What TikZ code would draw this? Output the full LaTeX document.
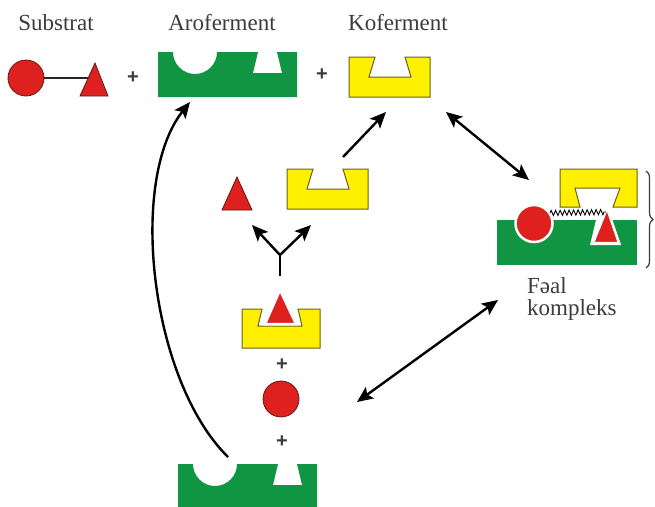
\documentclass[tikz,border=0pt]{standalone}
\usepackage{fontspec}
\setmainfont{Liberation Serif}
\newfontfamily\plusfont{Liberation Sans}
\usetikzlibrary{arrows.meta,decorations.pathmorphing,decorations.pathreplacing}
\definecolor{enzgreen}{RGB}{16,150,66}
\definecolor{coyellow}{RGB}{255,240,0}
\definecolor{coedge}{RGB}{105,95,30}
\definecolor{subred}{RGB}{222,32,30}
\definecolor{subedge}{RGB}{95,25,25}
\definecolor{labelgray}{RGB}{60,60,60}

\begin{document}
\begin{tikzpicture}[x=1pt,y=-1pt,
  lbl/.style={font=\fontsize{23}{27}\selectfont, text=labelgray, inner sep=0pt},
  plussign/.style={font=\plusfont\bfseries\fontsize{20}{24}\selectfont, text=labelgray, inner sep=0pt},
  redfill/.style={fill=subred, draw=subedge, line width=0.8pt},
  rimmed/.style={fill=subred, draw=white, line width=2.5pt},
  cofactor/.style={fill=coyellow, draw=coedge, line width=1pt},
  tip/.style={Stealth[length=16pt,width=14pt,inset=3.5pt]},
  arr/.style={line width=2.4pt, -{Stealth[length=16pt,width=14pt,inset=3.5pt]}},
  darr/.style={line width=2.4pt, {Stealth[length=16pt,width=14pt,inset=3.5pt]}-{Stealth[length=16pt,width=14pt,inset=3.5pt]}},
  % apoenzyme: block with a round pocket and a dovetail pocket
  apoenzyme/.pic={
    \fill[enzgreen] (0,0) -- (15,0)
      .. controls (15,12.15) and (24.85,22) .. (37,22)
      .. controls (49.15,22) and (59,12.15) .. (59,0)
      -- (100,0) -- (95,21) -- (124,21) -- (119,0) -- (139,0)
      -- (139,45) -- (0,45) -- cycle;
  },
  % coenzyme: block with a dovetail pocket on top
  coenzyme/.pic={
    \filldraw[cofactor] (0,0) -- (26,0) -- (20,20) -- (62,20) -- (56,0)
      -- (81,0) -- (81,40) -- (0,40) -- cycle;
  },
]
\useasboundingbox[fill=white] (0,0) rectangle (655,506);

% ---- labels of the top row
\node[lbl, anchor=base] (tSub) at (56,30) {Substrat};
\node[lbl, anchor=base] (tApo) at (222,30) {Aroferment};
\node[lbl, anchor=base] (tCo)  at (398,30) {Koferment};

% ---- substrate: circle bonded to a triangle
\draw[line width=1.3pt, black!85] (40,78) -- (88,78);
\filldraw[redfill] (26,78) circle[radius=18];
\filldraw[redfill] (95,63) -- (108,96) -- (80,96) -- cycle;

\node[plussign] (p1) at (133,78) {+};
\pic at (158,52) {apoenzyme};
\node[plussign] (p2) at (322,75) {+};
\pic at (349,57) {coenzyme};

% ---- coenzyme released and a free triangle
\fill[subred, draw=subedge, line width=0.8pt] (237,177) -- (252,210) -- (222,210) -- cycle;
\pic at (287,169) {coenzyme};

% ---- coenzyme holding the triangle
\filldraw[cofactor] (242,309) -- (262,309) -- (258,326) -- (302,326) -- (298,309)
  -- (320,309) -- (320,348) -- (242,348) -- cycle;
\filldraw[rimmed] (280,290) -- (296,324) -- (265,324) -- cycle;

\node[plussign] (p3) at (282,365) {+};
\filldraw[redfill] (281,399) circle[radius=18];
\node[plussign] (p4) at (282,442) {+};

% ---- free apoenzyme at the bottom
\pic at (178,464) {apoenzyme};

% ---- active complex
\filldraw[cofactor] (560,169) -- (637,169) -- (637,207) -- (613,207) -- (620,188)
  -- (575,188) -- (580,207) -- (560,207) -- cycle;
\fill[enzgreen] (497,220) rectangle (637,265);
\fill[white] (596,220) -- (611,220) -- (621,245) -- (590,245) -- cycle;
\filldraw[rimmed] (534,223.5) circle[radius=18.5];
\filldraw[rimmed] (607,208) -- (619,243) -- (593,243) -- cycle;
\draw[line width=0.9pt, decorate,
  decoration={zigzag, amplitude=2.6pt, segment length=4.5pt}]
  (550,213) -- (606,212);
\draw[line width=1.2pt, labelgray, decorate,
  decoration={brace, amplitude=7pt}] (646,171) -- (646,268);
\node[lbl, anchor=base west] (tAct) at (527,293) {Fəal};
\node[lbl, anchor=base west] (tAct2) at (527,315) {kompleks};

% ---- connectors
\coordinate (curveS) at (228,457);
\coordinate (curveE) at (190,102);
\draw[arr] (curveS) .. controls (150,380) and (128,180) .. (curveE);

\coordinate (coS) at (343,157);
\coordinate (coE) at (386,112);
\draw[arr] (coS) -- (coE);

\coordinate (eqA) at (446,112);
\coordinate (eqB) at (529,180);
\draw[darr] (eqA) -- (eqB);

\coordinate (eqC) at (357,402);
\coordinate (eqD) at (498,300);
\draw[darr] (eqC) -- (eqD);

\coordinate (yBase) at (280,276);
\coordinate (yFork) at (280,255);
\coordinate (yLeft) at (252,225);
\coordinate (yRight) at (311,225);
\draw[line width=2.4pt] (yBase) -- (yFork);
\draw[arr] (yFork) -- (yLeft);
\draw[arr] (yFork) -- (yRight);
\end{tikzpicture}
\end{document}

+ + + + + + +

* **Set problem**
Transcribe all the data word for word; the images stay out.

* **Final result**
What TikZ code would draw this? Output the full LaTeX document.
\documentclass[tikz,border=0pt]{standalone}
\usepackage{fontspec}
\setmainfont{Liberation Serif}
\newfontfamily\plusfont{Liberation Sans}
\usetikzlibrary{arrows.meta,decorations.pathmorphing,decorations.pathreplacing}
\definecolor{enzgreen}{RGB}{16,150,66}
\definecolor{coyellow}{RGB}{255,240,0}
\definecolor{coedge}{RGB}{105,95,30}
\definecolor{subred}{RGB}{222,32,30}
\definecolor{subedge}{RGB}{95,25,25}
\definecolor{labelgray}{RGB}{60,60,60}

\begin{document}
\begin{tikzpicture}[x=1pt,y=-1pt,
  lbl/.style={font=\fontsize{23}{27}\selectfont, text=labelgray, inner sep=0pt},
  plussign/.style={font=\plusfont\bfseries\fontsize{20}{24}\selectfont, text=labelgray, inner sep=0pt},
  redfill/.style={fill=subred, draw=subedge, line width=0.8pt},
  rimmed/.style={fill=subred, draw=white, line width=2.5pt},
  cofactor/.style={fill=coyellow, draw=coedge, line width=1pt},
  tip/.style={Stealth[length=16pt,width=14pt,inset=3.5pt]},
  arr/.style={line width=2.4pt, -{Stealth[length=16pt,width=14pt,inset=3.5pt]}},
  darr/.style={line width=2.4pt, {Stealth[length=16pt,width=14pt,inset=3.5pt]}-{Stealth[length=16pt,width=14pt,inset=3.5pt]}},
  % apoenzyme: block with a round pocket and a dovetail pocket
  apoenzyme/.pic={
    \fill[enzgreen] (0,0) -- (15,0)
      .. controls (15,12.15) and (24.85,22) .. (37,22)
      .. controls (49.15,22) and (59,12.15) .. (59,0)
      -- (100,0) -- (95,21) -- (124,21) -- (119,0) -- (139,0)
      -- (139,45) -- (0,45) -- cycle;
  },
  % coenzyme: block with a dovetail pocket on top
  coenzyme/.pic={
    \filldraw[cofactor] (0,0) -- (26,0) -- (20,20) -- (62,20) -- (56,0)
      -- (81,0) -- (81,40) -- (0,40) -- cycle;
  },
]
\useasboundingbox[fill=white] (0,0) rectangle (655,506);

% ---- labels of the top row
\node[lbl, anchor=base] (tSub) at (56,30) {Substrat};
\node[lbl, anchor=base] (tApo) at (222,30) {Aroferment};
\node[lbl, anchor=base] (tCo)  at (398,30) {Koferment};

% ---- substrate: circle bonded to a triangle
\draw[line width=1.3pt, black!85] (40,78) -- (88,78);
\filldraw[redfill] (26,78) circle[radius=18];
\filldraw[redfill] (95,63) -- (108,96) -- (80,96) -- cycle;

\node[plussign] (p1) at (133,78) {+};
\pic at (158,52) {apoenzyme};
\node[plussign] (p2) at (322,75) {+};
\pic at (349,57) {coenzyme};

% ---- coenzyme released and a free triangle
\fill[subred, draw=subedge, line width=0.8pt] (237,177) -- (252,210) -- (222,210) -- cycle;
\pic at (287,169) {coenzyme};

% ---- coenzyme holding the triangle
\filldraw[cofactor] (242,309) -- (262,309) -- (258,326) -- (302,326) -- (298,309)
  -- (320,309) -- (320,348) -- (242,348) -- cycle;
\filldraw[rimmed] (280,290) -- (296,324) -- (265,324) -- cycle;

\node[plussign] (p3) at (282,365) {+};
\filldraw[redfill] (281,399) circle[radius=18];
\node[plussign] (p4) at (282,442) {+};

% ---- free apoenzyme at the bottom
\pic at (178,464) {apoenzyme};

% ---- active complex
\filldraw[cofactor] (560,169) -- (637,169) -- (637,207) -- (613,207) -- (620,188)
  -- (575,188) -- (580,207) -- (560,207) -- cycle;
\fill[enzgreen] (497,220) rectangle (637,265);
\fill[white] (596,220) -- (611,220) -- (621,245) -- (590,245) -- cycle;
\filldraw[rimmed] (534,223.5) circle[radius=18.5];
\filldraw[rimmed] (607,208) -- (619,243) -- (593,243) -- cycle;
\draw[line width=0.9pt, decorate,
  decoration={zigzag, amplitude=2.6pt, segment length=4.5pt}]
  (550,213) -- (606,212);
\draw[line width=1.2pt, labelgray, decorate,
  decoration={brace, amplitude=7pt}] (646,171) -- (646,268);
\node[lbl, anchor=base west] (tAct) at (527,293) {Fəal};
\node[lbl, anchor=base west] (tAct2) at (527,315) {kompleks};

% ---- connectors
\coordinate (curveS) at (228,457);
\coordinate (curveE) at (190,102);
\draw[arr] (curveS) .. controls (150,380) and (128,180) .. (curveE);

\coordinate (coS) at (343,157);
\coordinate (coE) at (386,112);
\draw[arr] (coS) -- (coE);

\coordinate (eqA) at (446,112);
\coordinate (eqB) at (529,180);
\draw[darr] (eqA) -- (eqB);

\coordinate (eqC) at (357,402);
\coordinate (eqD) at (498,300);
\draw[darr] (eqC) -- (eqD);

\coordinate (yBase) at (280,276);
\coordinate (yFork) at (280,255);
\coordinate (yLeft) at (252,225);
\coordinate (yRight) at (311,225);
\draw[line width=2.4pt] (yBase) -- (yFork);
\draw[arr] (yFork) -- (yLeft);
\draw[arr] (yFork) -- (yRight);
\end{tikzpicture}
\end{document}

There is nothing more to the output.